>> START Dataset extract
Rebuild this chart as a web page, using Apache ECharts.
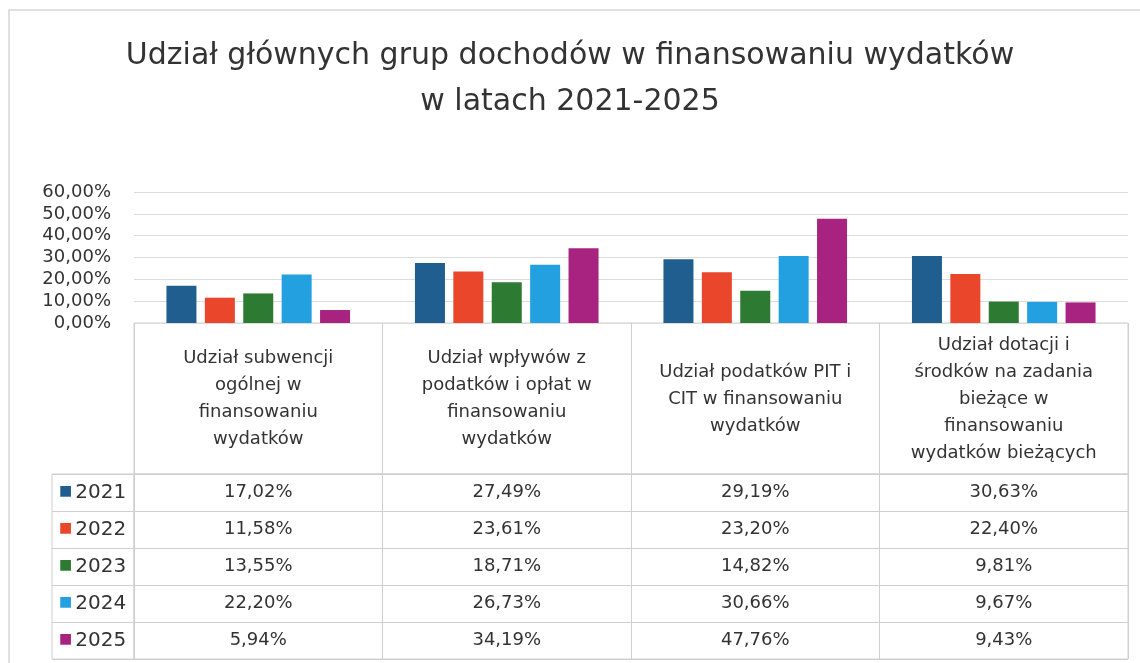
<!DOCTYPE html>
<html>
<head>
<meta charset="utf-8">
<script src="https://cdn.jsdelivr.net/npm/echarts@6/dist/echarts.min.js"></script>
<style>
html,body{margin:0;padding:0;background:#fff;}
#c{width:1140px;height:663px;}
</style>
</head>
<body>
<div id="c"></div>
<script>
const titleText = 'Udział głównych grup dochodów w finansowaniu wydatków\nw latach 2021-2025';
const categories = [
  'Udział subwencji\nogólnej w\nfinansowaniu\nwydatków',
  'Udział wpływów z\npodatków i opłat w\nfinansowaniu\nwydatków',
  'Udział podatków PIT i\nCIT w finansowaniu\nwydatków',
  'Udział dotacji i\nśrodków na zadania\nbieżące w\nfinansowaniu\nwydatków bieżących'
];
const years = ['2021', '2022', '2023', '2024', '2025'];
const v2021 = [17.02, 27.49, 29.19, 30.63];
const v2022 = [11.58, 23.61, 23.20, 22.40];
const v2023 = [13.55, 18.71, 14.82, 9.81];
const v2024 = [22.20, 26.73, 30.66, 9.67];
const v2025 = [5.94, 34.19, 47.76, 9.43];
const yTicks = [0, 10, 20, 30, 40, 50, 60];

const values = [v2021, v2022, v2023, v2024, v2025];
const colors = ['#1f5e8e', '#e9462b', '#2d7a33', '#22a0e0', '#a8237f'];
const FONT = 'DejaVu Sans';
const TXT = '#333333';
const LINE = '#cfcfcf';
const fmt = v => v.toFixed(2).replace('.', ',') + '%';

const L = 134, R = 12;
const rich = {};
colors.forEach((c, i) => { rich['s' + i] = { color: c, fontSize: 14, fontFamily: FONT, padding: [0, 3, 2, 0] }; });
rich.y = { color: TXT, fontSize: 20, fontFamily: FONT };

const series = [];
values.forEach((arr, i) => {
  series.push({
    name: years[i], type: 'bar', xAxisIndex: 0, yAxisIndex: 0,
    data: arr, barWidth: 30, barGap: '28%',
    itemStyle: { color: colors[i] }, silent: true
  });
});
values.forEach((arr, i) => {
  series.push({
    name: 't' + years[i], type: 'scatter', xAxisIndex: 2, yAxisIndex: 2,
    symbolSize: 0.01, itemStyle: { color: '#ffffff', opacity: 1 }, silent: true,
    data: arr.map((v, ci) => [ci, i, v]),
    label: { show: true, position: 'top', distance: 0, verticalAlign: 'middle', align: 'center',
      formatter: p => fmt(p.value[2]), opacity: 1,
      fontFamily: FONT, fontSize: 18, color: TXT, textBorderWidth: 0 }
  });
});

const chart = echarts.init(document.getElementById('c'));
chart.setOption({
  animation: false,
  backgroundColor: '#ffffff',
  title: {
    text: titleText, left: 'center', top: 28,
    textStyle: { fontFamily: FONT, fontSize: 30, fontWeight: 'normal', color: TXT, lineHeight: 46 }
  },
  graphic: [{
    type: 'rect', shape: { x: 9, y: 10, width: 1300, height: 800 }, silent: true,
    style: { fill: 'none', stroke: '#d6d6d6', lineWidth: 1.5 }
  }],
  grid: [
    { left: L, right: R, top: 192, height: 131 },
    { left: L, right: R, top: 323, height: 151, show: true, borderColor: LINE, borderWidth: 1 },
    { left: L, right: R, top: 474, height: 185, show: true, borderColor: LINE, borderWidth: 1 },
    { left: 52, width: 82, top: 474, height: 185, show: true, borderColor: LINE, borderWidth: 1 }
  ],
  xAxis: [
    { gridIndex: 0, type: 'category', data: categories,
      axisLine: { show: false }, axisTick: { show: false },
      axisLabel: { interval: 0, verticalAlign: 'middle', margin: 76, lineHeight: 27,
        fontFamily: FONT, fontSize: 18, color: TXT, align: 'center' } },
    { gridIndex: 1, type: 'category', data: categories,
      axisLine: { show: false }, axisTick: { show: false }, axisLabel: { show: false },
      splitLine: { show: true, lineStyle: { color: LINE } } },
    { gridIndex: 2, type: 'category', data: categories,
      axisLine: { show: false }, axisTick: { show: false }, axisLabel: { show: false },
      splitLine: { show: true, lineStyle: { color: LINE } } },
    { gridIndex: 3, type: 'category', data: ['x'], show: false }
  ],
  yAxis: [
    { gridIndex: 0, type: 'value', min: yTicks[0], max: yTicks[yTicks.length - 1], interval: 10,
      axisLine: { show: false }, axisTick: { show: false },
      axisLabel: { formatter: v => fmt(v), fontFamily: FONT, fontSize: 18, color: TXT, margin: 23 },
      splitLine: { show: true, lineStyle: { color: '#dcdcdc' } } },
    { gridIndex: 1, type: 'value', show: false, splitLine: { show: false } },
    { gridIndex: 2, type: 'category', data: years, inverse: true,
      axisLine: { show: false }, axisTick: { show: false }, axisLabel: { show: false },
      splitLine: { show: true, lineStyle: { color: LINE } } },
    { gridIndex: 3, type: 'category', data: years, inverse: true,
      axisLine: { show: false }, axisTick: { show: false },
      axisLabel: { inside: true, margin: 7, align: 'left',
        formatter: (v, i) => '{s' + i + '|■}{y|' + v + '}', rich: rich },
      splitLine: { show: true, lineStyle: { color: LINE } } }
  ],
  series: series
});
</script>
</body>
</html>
>> END Dataset extract
Stated problem. Output exactly the span of lines from the top of the listing through the line holding "20, fontFamily: FONT", and leave every picture out.

Final result.
Rebuild this chart as a web page, using Apache ECharts.
<!DOCTYPE html>
<html>
<head>
<meta charset="utf-8">
<script src="https://cdn.jsdelivr.net/npm/echarts@6/dist/echarts.min.js"></script>
<style>
html,body{margin:0;padding:0;background:#fff;}
#c{width:1140px;height:663px;}
</style>
</head>
<body>
<div id="c"></div>
<script>
const titleText = 'Udział głównych grup dochodów w finansowaniu wydatków\nw latach 2021-2025';
const categories = [
  'Udział subwencji\nogólnej w\nfinansowaniu\nwydatków',
  'Udział wpływów z\npodatków i opłat w\nfinansowaniu\nwydatków',
  'Udział podatków PIT i\nCIT w finansowaniu\nwydatków',
  'Udział dotacji i\nśrodków na zadania\nbieżące w\nfinansowaniu\nwydatków bieżących'
];
const years = ['2021', '2022', '2023', '2024', '2025'];
const v2021 = [17.02, 27.49, 29.19, 30.63];
const v2022 = [11.58, 23.61, 23.20, 22.40];
const v2023 = [13.55, 18.71, 14.82, 9.81];
const v2024 = [22.20, 26.73, 30.66, 9.67];
const v2025 = [5.94, 34.19, 47.76, 9.43];
const yTicks = [0, 10, 20, 30, 40, 50, 60];

const values = [v2021, v2022, v2023, v2024, v2025];
const colors = ['#1f5e8e', '#e9462b', '#2d7a33', '#22a0e0', '#a8237f'];
const FONT = 'DejaVu Sans';
const TXT = '#333333';
const LINE = '#cfcfcf';
const fmt = v => v.toFixed(2).replace('.', ',') + '%';

const L = 134, R = 12;
const rich = {};
colors.forEach((c, i) => { rich['s' + i] = { color: c, fontSize: 14, fontFamily: FONT, padding: [0, 3, 2, 0] }; });
rich.y = { color: TXT, fontSize: 20, fontFamily: FONT };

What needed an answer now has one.